Spend :01 of your time each Monday morning as Twelve:01 delivers timely tools, trends, strategies, and/or compliance insights for the CME/CE enterprise.
The U.S. Department of Labor’s Employment and Training Administration has released a voluntary AI Literacy Framework to guide nationwide workforce and education efforts in building foundational AI literacy skills. It outlines five core content areas, from understanding AI principles to evaluating and using AI responsibly, and seven delivery principles to shape effective training programs. Designed for flexibility across industries and roles, it supports workers, students, educators, and employers in navigating an increasingly AI-driven economy. For CME/CE professionals, this initiative aims to prepare healthcare professionals and other learners to apply, evaluate, and oversee AI tools safely and effectively in clinical and administrative settings.

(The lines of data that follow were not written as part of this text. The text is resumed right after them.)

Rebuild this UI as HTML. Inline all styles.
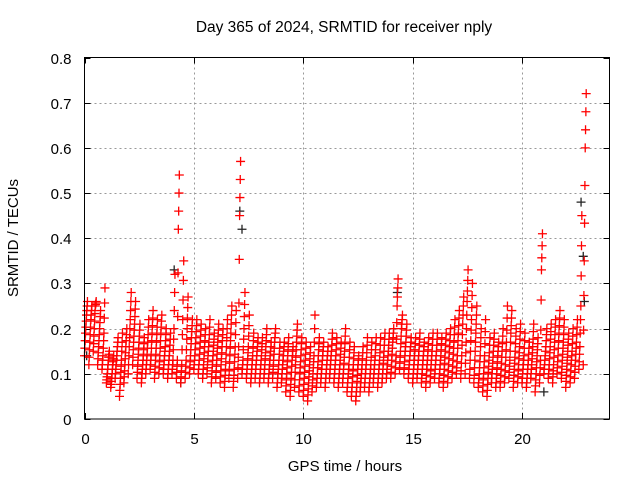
<!DOCTYPE html>
<html><head><meta charset="utf-8"><style>
body{margin:0;background:#fff}
svg{display:block;font-family:"Liberation Sans",sans-serif}
</style></head><body>
<svg id="chart" width="640" height="480" viewBox="0 0 640 480" xmlns="http://www.w3.org/2000/svg">
<rect width="640" height="480" fill="#fff"/>
<text x="344" y="32" font-size="15.5" text-anchor="middle" fill="#000">Day 365 of 2024, SRMTID for receiver nply</text>
<text x="345" y="471" font-size="15" text-anchor="middle" fill="#000">GPS time / hours</text>
<text transform="translate(18,238) rotate(-90)" font-size="15" text-anchor="middle" fill="#000">SRMTID / TECUs</text>
<g id="grid"></g><g id="ticks"></g><g id="marks"></g>
<rect x="84.5" y="57.5" width="525" height="361.5" fill="none" stroke="#000" stroke-width="1"/>
</svg>
<script>
const binStartHours = 0;
const binWidthHours = 0.2;
const seriesA = [.14,.12,.15,.12,.11,.08,.07,.09,.05,.08,.10,.12,.09,.08,.10,.11,.09,.10,.10,.09,.10,.09,.08,.09,.10,.11,.10,.09,.10,.08,.09,.08,.07,.09,.07,.09,.10,.09,.08,.09,.08,.09,.08,.09,.07,.08,.06,.05,.07,.06,.05,.04,.06,.07,.08,.07,.09,.08,.07,.08,.06,.05,.04,.06,.07,.06,.08,.07,.08,.09,.09,.10,.11,.10,.09,.08,.09,.08,.07,.08,.09,.08,.07,.08,.09,.10,.09,.10,.09,.08,.07,.06,.05,.08,.07,.07,.08,.09,.07,.08,.08,.07,.09,.06,.08,.10,.09,.08,.10,.09,.07,.08,.09,.11,.12];
const seriesB = [.19,.17,.20,.16,.14,.10,.09,.12,.09,.12,.16,.17,.13,.11,.13,.14,.13,.14,.13,.12,.13,.13,.12,.13,.14,.14,.13,.12,.14,.12,.13,.12,.11,.14,.11,.16,.13,.12,.11,.12,.11,.12,.11,.13,.10,.11,.10,.09,.12,.10,.09,.08,.10,.10,.11,.10,.12,.11,.10,.11,.09,.08,.07,.09,.10,.09,.11,.10,.11,.12,.13,.14,.15,.14,.12,.11,.12,.11,.11,.12,.12,.11,.11,.12,.13,.14,.14,.17,.15,.13,.10,.10,.09,.11,.10,.11,.12,.13,.11,.12,.11,.10,.12,.10,.13,.13,.12,.12,.14,.13,.11,.12,.13,.16,.35];
const seriesC = [.23,.22,.25,.20,.19,.13,.12,.15,.13,.16,.22,.21,.17,.14,.17,.19,.17,.19,.16,.15,.20,.42,.22,.20,.18,.18,.17,.16,.17,.15,.17,.16,.16,.19,.16,.45,.20,.16,.14,.15,.14,.16,.14,.17,.13,.14,.14,.13,.17,.14,.13,.12,.14,.14,.14,.13,.15,.14,.13,.15,.12,.12,.11,.12,.13,.12,.14,.13,.15,.15,.17,.25,.20,.17,.15,.14,.15,.14,.14,.15,.15,.14,.15,.16,.17,.19,.21,.26,.22,.19,.14,.14,.13,.15,.14,.15,.17,.19,.15,.16,.14,.13,.16,.14,.33,.16,.16,.17,.19,.17,.15,.15,.17,.25,.60];
const seriesD = [.26,.25,.26,.24,.29,.15,.14,.18,.19,.20,.28,.26,.21,.18,.22,.24,.22,.23,.20,.19,.32,.54,.35,.27,.22,.22,.21,.20,.22,.19,.21,.20,.22,.25,.24,.57,.28,.23,.19,.18,.18,.20,.17,.20,.17,.17,.18,.16,.21,.18,.17,.16,.23,.18,.17,.16,.19,.18,.17,.20,.17,.16,.14,.16,.18,.17,.18,.18,.19,.19,.20,.31,.23,.21,.18,.18,.19,.17,.18,.19,.19,.18,.19,.20,.22,.24,.27,.33,.30,.25,.20,.22,.18,.19,.17,.20,.25,.24,.20,.21,.19,.17,.21,.18,.41,.20,.21,.22,.24,.22,.19,.20,.22,.45,.72];
const blackTimes = [4.1,7.1,7.2,22.7,22.8,22.85,14.3,21.0,0.1,4.4];
const blackValues = [.33,.46,.42,.48,.36,.26,.28,.06,.14,.08];
const xTicks = [0,5,10,15,20];
const yTicks = [0,0.1,0.2,0.3,0.4,0.5,0.6,0.7,0.8];
const yTickLabels = ["0","0.1","0.2","0.3","0.4","0.5","0.6","0.7","0.8"];

const NS="http://www.w3.org/2000/svg";
const X0=84.5,X1=609.5,Y0=419,Y1=57.5,XMAX=24,YMAX=0.8;
function xs(h){return X0+(h/XMAX)*(X1-X0);}
function ys(v){return Y0-(v/YMAX)*(Y0-Y1);}
function mk(tag,attrs,parent){const e=document.createElementNS(NS,tag);for(const k in attrs)e.setAttribute(k,attrs[k]);parent.appendChild(e);return e;}
const grid=document.getElementById('grid'),ticks=document.getElementById('ticks'),marks=document.getElementById('marks');
yTicks.forEach((v,i)=>{
  const y=Math.round(ys(v))+0.5;
  if(v>0&&v<YMAX){const g=mk('line',{x1:X0,x2:X1,y1:y,y2:y,stroke:'#999','stroke-dasharray':'2,3'},grid);
  
  }
  const t=mk('line',{x1:X0,x2:X0+6,y1:y,y2:y,stroke:'#000'},ticks);
  
  
  const t2=mk('line',{x1:X1-6,x2:X1,y1:y,y2:y,stroke:'#000'},ticks);
  
  
  const l=mk('text',{x:X0-13,y:y+5.5,'font-size':15,'text-anchor':'end',fill:'#000'},ticks);
  l.textContent=yTickLabels[i];
  
  
});
xTicks.forEach(h=>{
  const x=Math.round(xs(h))+0.5;
  if(h>0){const g=mk('line',{x1:x,x2:x,y1:Y1,y2:Y0,stroke:'#999','stroke-dasharray':'2,3'},grid);
  
  }
  const t=mk('line',{x1:x,x2:x,y1:Y0,y2:Y0-6,stroke:'#000'},ticks);
  
  
  const t2=mk('line',{x1:x,x2:x,y1:Y1,y2:Y1+6,stroke:'#000'},ticks);
  
  
  const l=mk('text',{x:x,y:Y0+25,'font-size':15,'text-anchor':'middle',fill:'#000'},ticks);
  l.textContent=String(h);
  
  
});
function plus(h,v,color,name){
  const x=xs(h),y=ys(v);
  const p=mk('path',{d:`M${x-4.5},${y}H${x+4.5}M${x},${y-4.5}V${y+4.5}`,stroke:color,'stroke-width':1.3,fill:'none'},marks);
  
  
}
blackTimes.forEach((h,i)=>plus(h,blackValues[i],'#222','black-point'));
const allSeries=[seriesA,seriesB,seriesC,seriesD];
allSeries.forEach((s,k)=>{
  s.forEach((v,i)=>{
    const h=binStartHours+i*binWidthHours+k*0.045;
    plus(h,v,'#f00','red-point');
    if(k<3){
      const nv=allSeries[k+1][i];
      plus(h+0.015,v+(nv-v)/3,'#f00','red-point');
      plus(h+0.03,v+2*(nv-v)/3,'#f00','red-point');
    }
  });
});
</script>
</body></html>
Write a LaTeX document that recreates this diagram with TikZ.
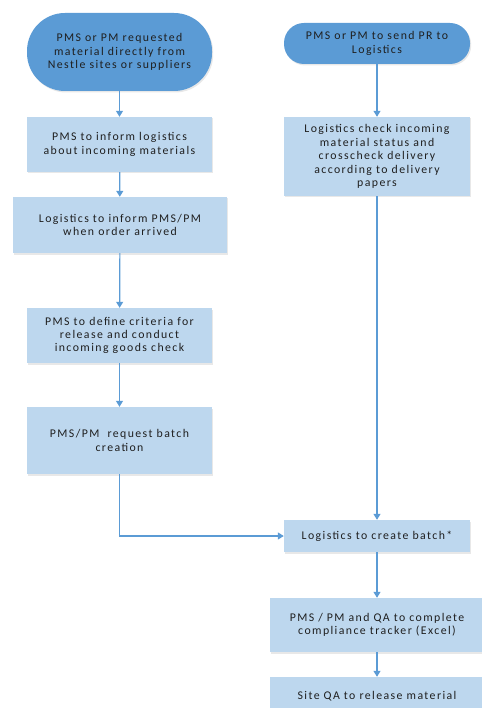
\documentclass[tikz,border=0pt]{standalone}
\usepackage{fontspec}
\setmainfont[LetterSpace=12]{Carlito}
\usetikzlibrary{arrows.meta,shadows}
\definecolor{termblue}{HTML}{5B9BD5}
\definecolor{boxblue}{HTML}{BDD7EE}
\definecolor{linkblue}{HTML}{5B9BD5}
\definecolor{ink}{HTML}{1F1F1F}
\begin{document}
\begin{tikzpicture}[x=1pt,y=-1pt,
  base/.style={align=center, text=ink, font=\fontsize{11.8}{13.4}\selectfont, inner sep=2pt,
    drop shadow={opacity=0.18, shadow xshift=1.2pt, shadow yshift=-1.5pt}},
  terminal/.style={base, fill=termblue},
  stepbox/.style={base, fill=boxblue},
  link/.style={draw=linkblue, line width=1.2pt, -{Triangle[width=7pt,length=6pt]}}]
\useasboundingbox (0,0) rectangle (481,708);
% left column
\node[terminal, rounded corners=38pt, minimum width=185pt, minimum height=78pt] (t1) at (119.5,52)
  {PMS or PM requested\\material directly from\\Nestle sites or suppliers};
\node[stepbox, minimum width=185pt, minimum height=55pt] (b1) at (119.5,144.5)
  {PMS to inform logistics\\about incoming materials};
\node[stepbox, minimum width=214pt, minimum height=56pt] (b3) at (120,225)
  {Logistics to inform PMS/PM\\when order arrived};
\node[stepbox, minimum width=185pt, minimum height=55pt] (b4) at (119.5,335.5)
  {PMS to define criteria for\\release and conduct\\incoming goods check};
\node[stepbox, minimum width=185pt, minimum height=67pt] (b5) at (119.5,440.5)
  {PMS/PM\ \ request batch\\creation};
% right column
\node[terminal, rounded corners=20pt, minimum width=186pt, minimum height=41pt] (t2) at (377,43.5)
  {PMS or PM to send PR to\\Logistics};
\node[stepbox, minimum width=186pt, minimum height=79pt] (b2) at (377,156.5)
  {Logistics check incoming\\material status and\\crosscheck delivery\\according to delivery\\papers};
\node[stepbox, minimum width=186pt, minimum height=32pt] (b6) at (377,536)
  {Logistics to create batch*};
\node[stepbox, minimum width=214pt, minimum height=54pt] (b7) at (377,625)
  {PMS / PM and QA to complete\\compliance tracker (Excel)};
\node[stepbox, minimum width=214pt, minimum height=38pt] (b8) at (377,696)
  {Site QA to release material};
% connectors
\draw[link] (t1) -- (b1);
\draw[link] (b1) -- (b3);
\draw[link] (b3) -- (b4);
\draw[link] (b4) -- (b5);
\draw[link] (t2) -- (b2);
\draw[link] (b2) -- (b6);
\draw[link] (b5.south) |- (b6.west);
\draw[link] (b6) -- (b7);
\draw[link] (b7) -- (b8);
\end{tikzpicture}
\end{document}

Effective learning objectives are the backbone of accredited CME/CE, translating identified practice gaps into clear statements of what clinicians should be able to do after an activity. In a recent Alliance Almanac article, Anatomy of a Learning Objective: Writing Clear, Measurable Objectives for Continuing Education, the author underscores that effective CE begins with well-constructed learning objectives anchored in identified practice gaps. Strong objectives use precise, action-oriented verbs to describe observable behaviors that align with desired changes in knowledge, competence, performance, or patient outcomes. Writing one measurable action per objective to ensure clarity, assess ability, and alignment with outcomes. Thoughtfully crafted objectives are foundational to accredited education that demonstrates measurable impact in clinical practice.
AHRQ has launched a new Diagnostic Excellence hub, positioning diagnostic safety and accuracy as an explicit quality domain within its Quality Indicators (QI) program. The centralized resource connects health systems to updated QI v2025 software, technical documentation, and risk-adjusted methods to calculate and benchmark diagnostic-related indicators using administrative data. It also highlights Measure Dx, which helps organizations detect and learn from diagnostic safety events, and Calibrate Dx, a clinician-focused tool that strengthens diagnostic decision-making through structured case review and reflection. Together, these resources support both system-level learning and individual clinician improvement.